Creative Commons is a good way for internet users to share content whilst maintaining ownership over their work. Increasingly the internet and editing tools have allowed creative types to use other peoples works as building blocks to create new content. For this reason traditional copyright laws are arguably redundant. If someone has created something completely new out of your work have they really breached copyright? Musicians like like girltalk would be liable to pay much more in royalties than they actually earned from the music under traditional copywriting laws.

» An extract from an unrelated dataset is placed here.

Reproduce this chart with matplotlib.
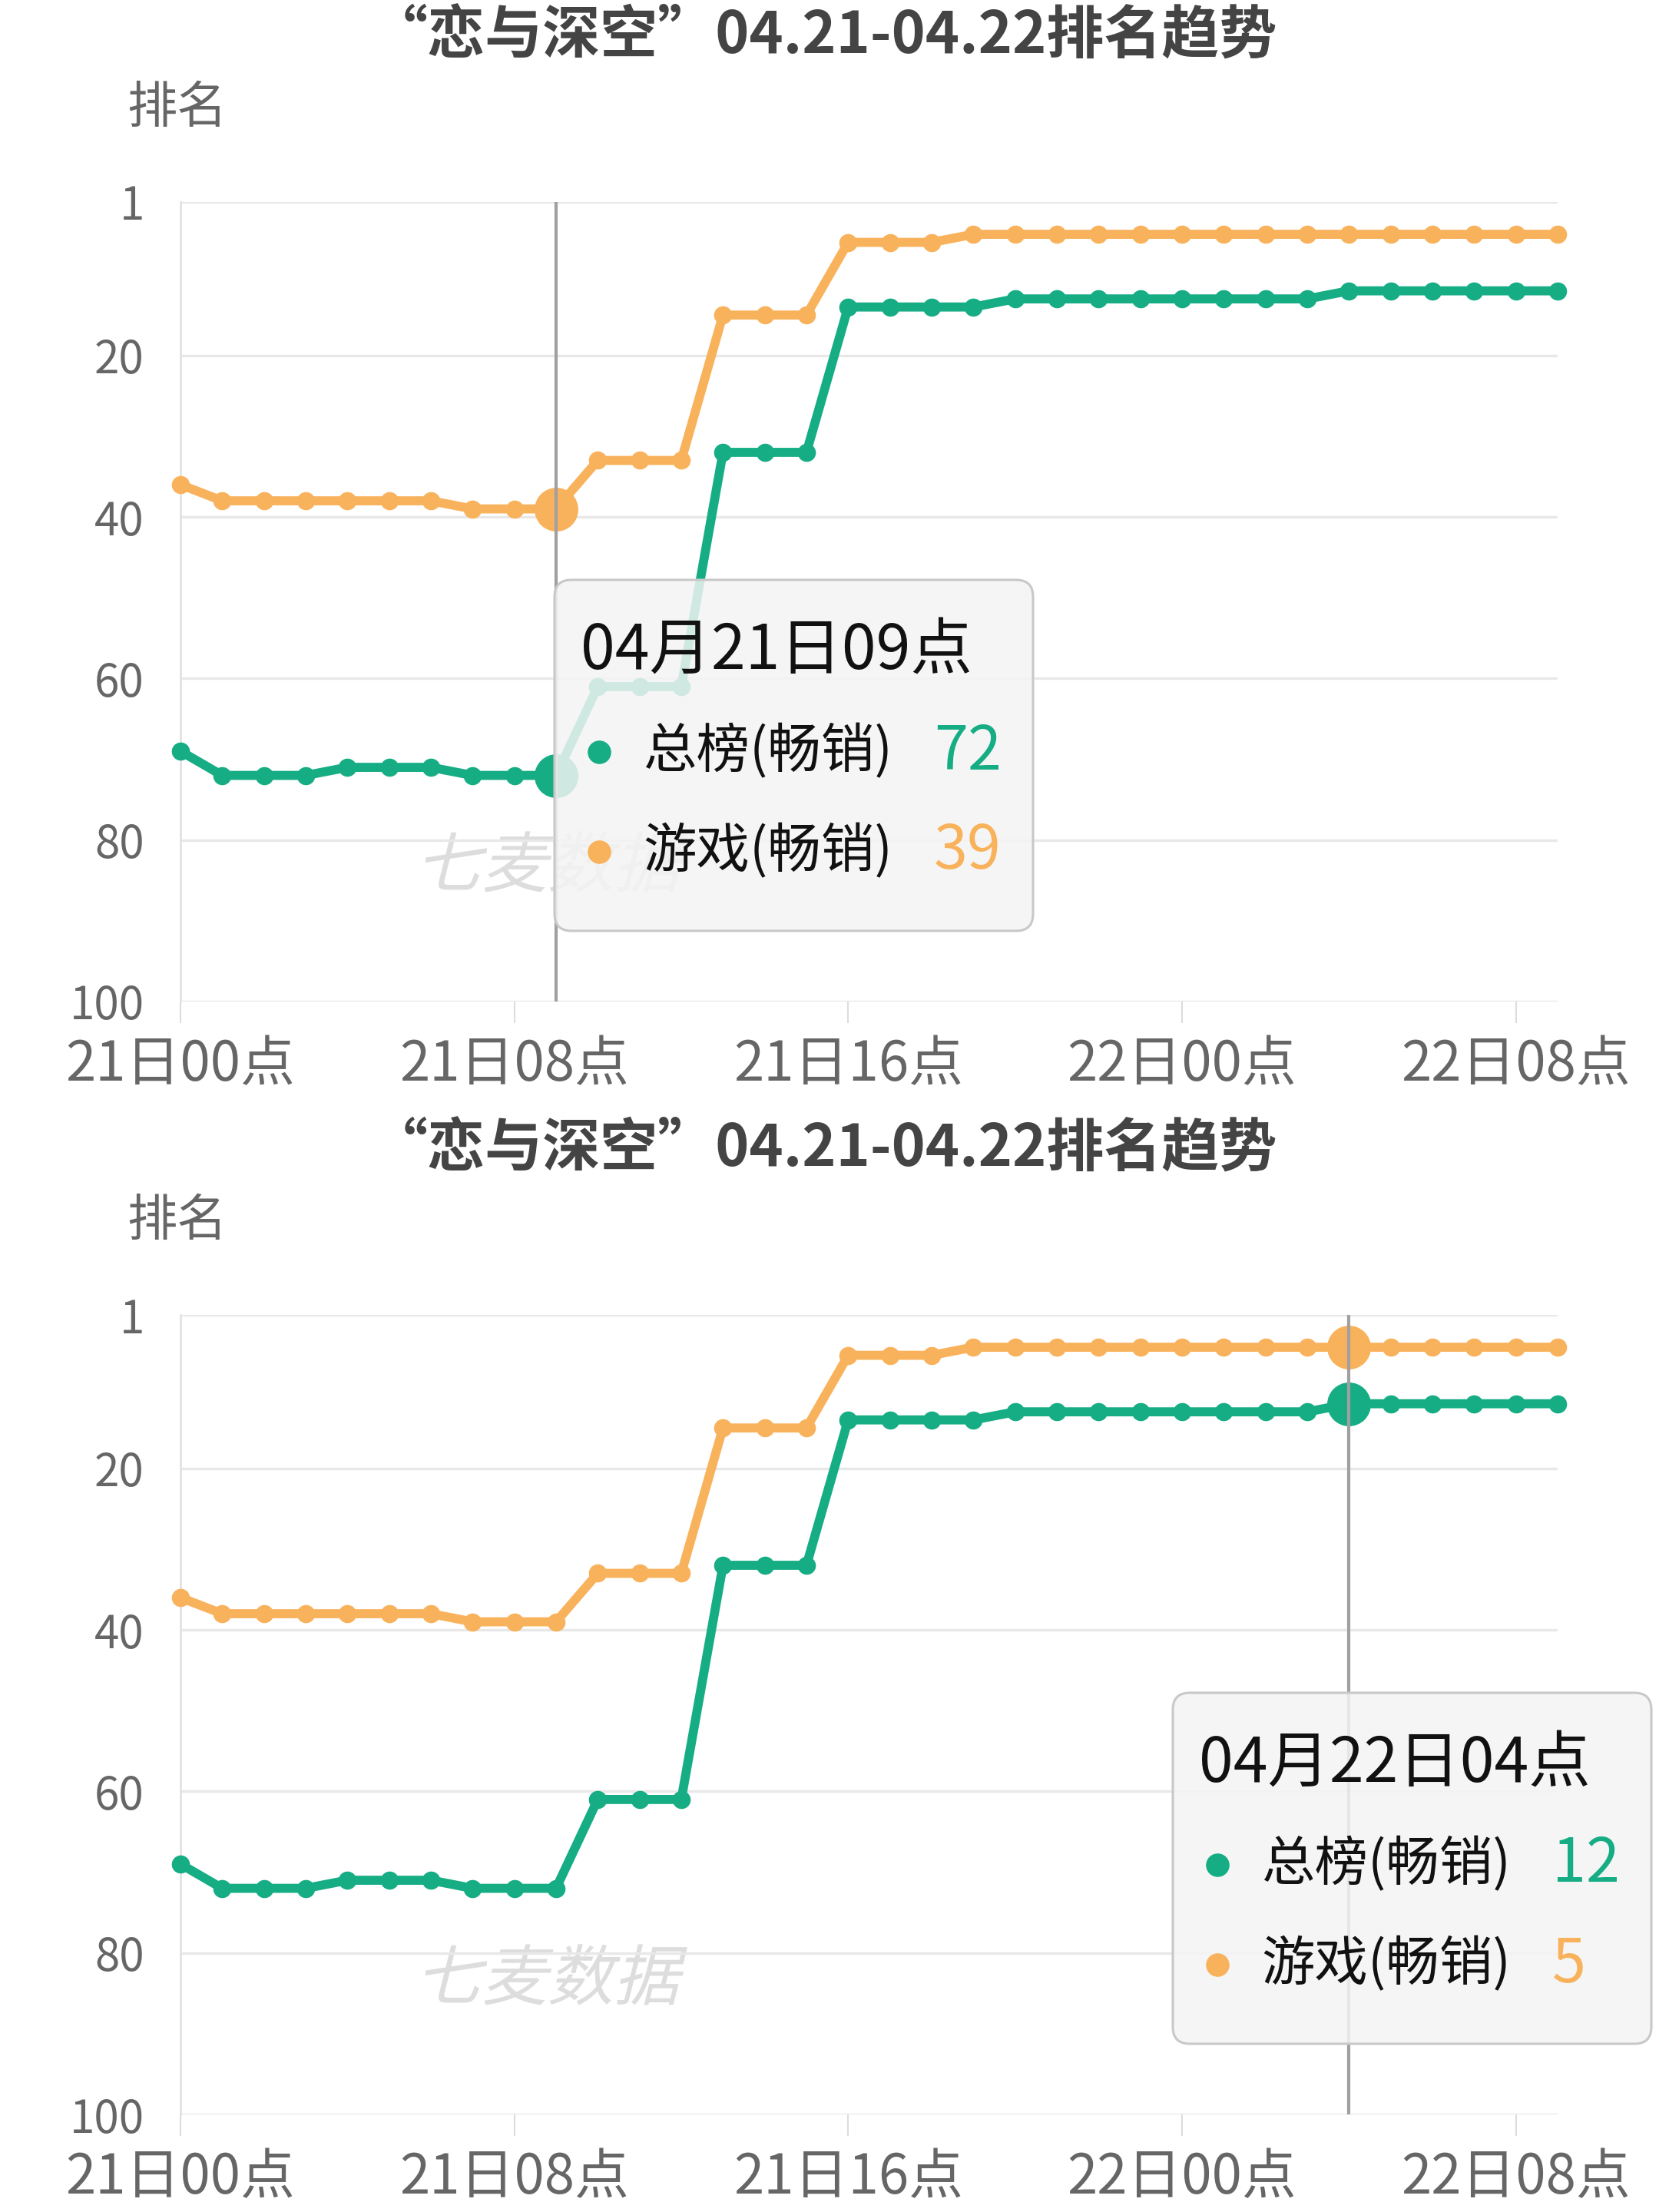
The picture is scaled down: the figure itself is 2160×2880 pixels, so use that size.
import matplotlib
matplotlib.use("Agg")
import matplotlib.pyplot as plt
from matplotlib.patches import FancyBboxPatch, PathPatch
from matplotlib.lines import Line2D
from matplotlib.textpath import TextPath
from matplotlib.font_manager import FontProperties
from matplotlib.transforms import Affine2D, IdentityTransform

plt.rcParams['font.family'] = ['Noto Sans CJK SC', 'DejaVu Sans']

# data
title = "“恋与深空”04.21-04.22排名趋势"
hours = list(range(34))
tick_hours = [0, 8, 16, 24, 32]
tick_labels = ["21日00点", "21日08点", "21日16点", "22日00点", "22日08点"]
y_ticks = [1, 20, 40, 60, 80, 100]
series_names = ["总榜(畅销)", "游戏(畅销)"]
total_rank = [69, 72, 72, 72, 71, 71, 71, 72, 72, 72,
              61, 61, 61, 32, 32, 32, 14, 14, 14, 14,
              13, 13, 13, 13, 13, 13, 13, 13, 12, 12,
              12, 12, 12, 12]
game_rank = [36, 38, 38, 38, 38, 38, 38, 39, 39, 39,
             33, 33, 33, 15, 15, 15, 6, 6, 6, 5,
             5, 5, 5, 5, 5, 5, 5, 5, 5, 5,
             5, 5, 5, 5]
hover_idx = [9, 28]

green = '#16ad85'
orange = '#f9b25c'
colors = [green, orange]

W, H = 2160, 2880
fig = plt.figure(figsize=(W / 100, H / 100), dpi=100)
ident = IdentityTransform()

plot_left, plot_w, plot_h = 235, 1793, 1041
plot_tops = [263, 1712]
box_lefts = [722, 1527]
box_w, box_h = 623, 457


def ftext(x, y, s, **kw):
    # text placed in image pixel coords (origin top-left)
    return fig.text(x, H - y, s, transform=ident, **kw)


for top, hv, bl in zip(plot_tops, hover_idx, box_lefts):
    ax = fig.add_axes([plot_left / W, (H - top - plot_h) / H, plot_w / W, plot_h / H])
    ax.set_facecolor('none')
    for vals, c in zip([total_rank, game_rank], colors):
        ax.plot(hours, vals, '-o', color=c, lw=8.5, ms=16, clip_on=False, zorder=3)
        ax.plot([hv], [vals[hv]], 'o', color=c, ms=40, clip_on=False, zorder=4)
    ax.axvline(hv, color='#a0a0a0', lw=3, zorder=5)

    ax.set_xlim(0, 33)
    ax.set_ylim(100, 1)
    ax.set_yticks(y_ticks)
    ax.set_xticks(tick_hours, tick_labels)
    ax.yaxis.grid(True, color='#e8e8e8', lw=2.4, zorder=0)
    for s in ['top', 'right', 'bottom']:
        ax.spines[s].set_visible(False)
    ax.spines['left'].set_color('#e2e2e2')
    ax.spines['left'].set_linewidth(2)
    ax.tick_params(axis='y', length=0, pad=34, labelsize=42, labelcolor='#666666')
    ax.tick_params(axis='x', length=20, width=1.5, color='#dddddd', pad=13,
                   labelsize=51, labelcolor='#666666')

    # watermark, slanted
    tp = TextPath((0, 0), "七麦数据", size=86,
                  prop=FontProperties(family='Noto Sans CJK SC', weight='light'))
    ext = tp.get_extents()
    trf = (Affine2D().translate(-(ext.x0 + ext.x1) / 2, -(ext.y0 + ext.y1) / 2)
           .skew_deg(14, 0).translate(721, H - (top + 859)))
    wm = PathPatch(tp, fc='#dddddd', ec='none', zorder=1)
    wm.set_transform(trf)
    ax.add_patch(wm)

    ftext(W / 2 - 8, top - 215, title, ha='center', va='center', fontsize=54,
          color='#444444', weight='bold')
    ftext(230, top - 121, "排名", ha='center', va='center', fontsize=47, color='#666666')

    # tooltip
    bt = top + 492
    box = FancyBboxPatch((bl, H - bt - box_h), box_w, box_h,
                         boxstyle="round,pad=0,rounding_size=22",
                         fc=(0.955, 0.955, 0.955, 0.84), ec='#c8c8c8', lw=2.2,
                         transform=ident, zorder=6)
    fig.add_artist(box)
    ftext(bl + 34, bt + 92, f"04月{21 + hv // 24}日{hv % 24:02d}点",
          ha='left', va='center', fontsize=58, color='#111111', zorder=7)
    for j, (name, vals, c) in enumerate(zip(series_names, [total_rank, game_rank], colors)):
        ry = bt + 224 + j * 130
        fig.add_artist(Line2D([bl + 58], [H - ry], marker='o', ms=21, color=c,
                              transform=ident, zorder=7))
        ftext(bl + 115, ry, name, ha='left', va='center', fontsize=50,
              color='#111111', zorder=7)
        ftext(bl + 494, ry, str(vals[hv]), ha='left', va='center', fontsize=57,
              color=c, zorder=7)

fig.savefig("out.png", dpi=100, facecolor='white')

CC is a progressive way for users to allow their content to be reproduced, re-used and remixed whilst having the original source attributed. The benefits of this is multifaceted. Firstly, it means the original author is more likely to be attributed. By clearly publishing a CC licence you are reminded viewers that the content is yours and you’d like to be attributed. Also if you allow your work to be reproduced by others, they are more likely to attribute you when they do so, because online copyright laws can be confusing often people avoid attributing the original creator for fear they have infringed on copywriting law. Having the work clearly labelled eliminates this fear.

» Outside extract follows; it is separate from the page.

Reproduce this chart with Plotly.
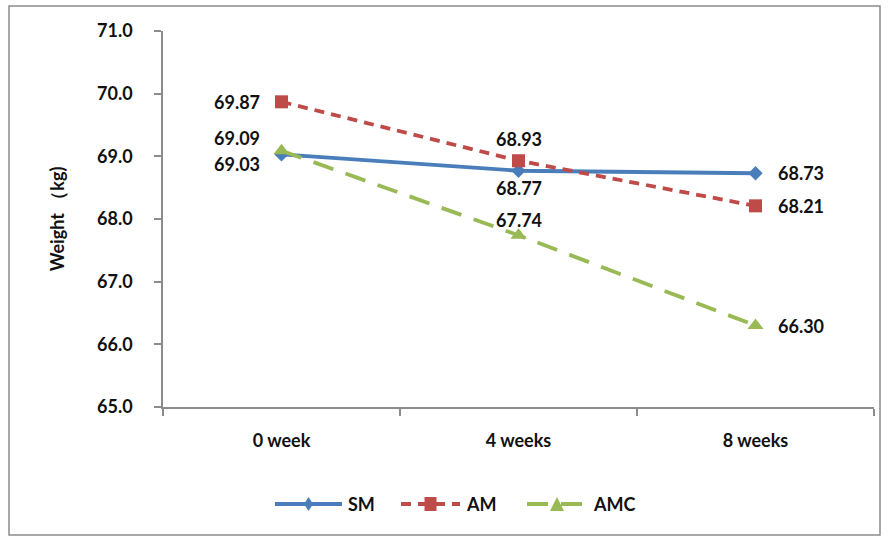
import plotly.graph_objects as go

categories = ["0 week", "4 weeks", "8 weeks"]
sm = [69.03, 68.77, 68.73]
am = [69.87, 68.93, 68.21]
amc = [69.09, 67.74, 66.30]
y_ticks = [65.0, 66.0, 67.0, 68.0, 69.0, 70.0, 71.0]

FONT = "Lato"
FS = 18
TXT = "#111111"
W, H = 893, 538
L, R, T, B = 163, 19, 31, 131
pw = W - L - R
ph = H - T - B


def px(x):
    return (x - L) / pw


def py(y):
    return (H - B - y) / ph


fig = go.Figure()

series = [
    ("SM", sm, "#4A7EBB", "solid", "diamond", 11),
    ("AM", am, "#BE4B48", "10px,7px", "square", 13),
    ("AMC", amc, "#98B954", "21px,13px", "triangle-up", 14),
]
for name, vals, color, dash, sym, msize in series:
    fig.add_trace(go.Scatter(
        x=categories, y=vals, name=name, mode="lines+markers",
        line=dict(color=color, width=3.8, dash=dash),
        marker=dict(symbol=sym, size=msize, color=color),
        hoverinfo="skip", showlegend=False,
    ))

# data label placement: (xanchor, xshift, yshift)
label_pos = {
    "SM": [("right", -20, -10), ("center", 0, -17), ("left", 20, 0)],
    "AM": [("right", -20, 0), ("center", 0, 22), ("left", 20, 0)],
    "AMC": [("right", -20, 13), ("center", 0, 15), ("left", 20, 0)],
}
for name, vals, *_ in series:
    for i, (c, v) in enumerate(zip(categories, vals)):
        xa, xs, ys = label_pos[name][i]
        fig.add_annotation(
            x=c, y=v, text=f"<b>{v:.2f}</b>", showarrow=False,
            xanchor=xa, yanchor="middle", xshift=xs, yshift=ys,
            font=dict(family=FONT, size=FS, color=TXT),
        )

# custom legend (line sample + marker + label)
leg_y = 504
leg_items = [(275, 342), (401, 460), (527, 587)]
for (name, vals, color, dash, sym, msize), (x0, x1) in zip(series, leg_items):
    fig.add_shape(type="line", xref="paper", yref="paper",
                  x0=px(x0), x1=px(x1), y0=py(leg_y), y1=py(leg_y),
                  line=dict(color=color, width=3.8, dash=dash))
    cx = (x0 + x1) / 2
    if sym == "diamond":
        path = f"M {px(cx)} {py(leg_y-7)} L {px(cx+4.5)} {py(leg_y)} L {px(cx)} {py(leg_y+7)} L {px(cx-4.5)} {py(leg_y)} Z"
    elif sym == "square":
        path = f"M {px(cx-6)} {py(leg_y-7)} L {px(cx+6)} {py(leg_y-7)} L {px(cx+6)} {py(leg_y+7)} L {px(cx-6)} {py(leg_y+7)} Z"
    else:
        path = f"M {px(cx)} {py(leg_y-7)} L {px(cx+7)} {py(leg_y+7)} L {px(cx-7)} {py(leg_y+7)} Z"
    fig.add_shape(type="path", xref="paper", yref="paper", path=path,
                  fillcolor=color, line=dict(color=color, width=0))
    fig.add_annotation(xref="paper", yref="paper", x=px(x1 + 4), y=py(leg_y),
                       text=f"<b>{name}</b>", showarrow=False,
                       xanchor="left", yanchor="middle",
                       font=dict(family=FONT, size=FS, color=TXT))

# outer chart border
fig.add_shape(
    type="rect", xref="paper", yref="paper",
    x0=px(9), x1=px(880), y0=py(535), y1=py(6),
    line=dict(color="#8C8C8C", width=1.5), fillcolor="rgba(0,0,0,0)", layer="below",
)

fig.update_layout(
    width=W, height=H,
    margin=dict(l=L, r=R, t=T, b=B),
    paper_bgcolor="white", plot_bgcolor="white",
    font=dict(family=FONT, size=FS, color=TXT),
    showlegend=False,
    xaxis=dict(
        type="category", range=[-0.5, 2.5],
        showline=True, linecolor="#8C8C8C", linewidth=1.5,
        ticks="outside", ticklen=7, tickcolor="#8C8C8C", tickwidth=1.5,
        tickson="boundaries", showgrid=False, zeroline=False,
        tickfont=dict(family=FONT, size=FS, color=TXT),
        ticklabelstandoff=17,
        tickvals=categories, ticktext=[f"<b>{c}</b>" for c in categories],
    ),
    yaxis=dict(
        range=[65.0, 71.0], tickvals=y_ticks,
        ticktext=[f"<b>{t:.1f}</b>" for t in y_ticks],
        showline=True, linecolor="#8C8C8C", linewidth=1.5,
        ticks="outside", ticklen=7, tickcolor="#8C8C8C", tickwidth=1.5,
        showgrid=False, zeroline=False,
        tickfont=dict(family=FONT, size=FS, color=TXT),
        ticklabelstandoff=18,
        title=dict(text="<b>Weight （kg)</b>", font=dict(family=FONT, size=FS, color=TXT), standoff=28),
    ),
)

fig.write_html("out.html")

Secondly, it makes it easier for people to find content for creative projects. This in turn should lead to people having more access to content to re-build, reproduce and remix.
Here’s an example of an effective remix which is more than likely in breach of traditional copyright laws. This series of remix videos has been so effective that it has been reposted by different users multiple times despite having been taken down by youtube for breach of copyright. It has also inspired a fake Facebook profile which has over 30’000 subscribers.
Creative Commons is a great first step in allowing people the freedom to play with content and create new content. It’s a great first step, it would however be more successful if more major publishers embraced it and where more flexible with their licence. Who knows, hopefully any exposure and lack of attribution they are currently suffering will eventually lead to this happening in the future.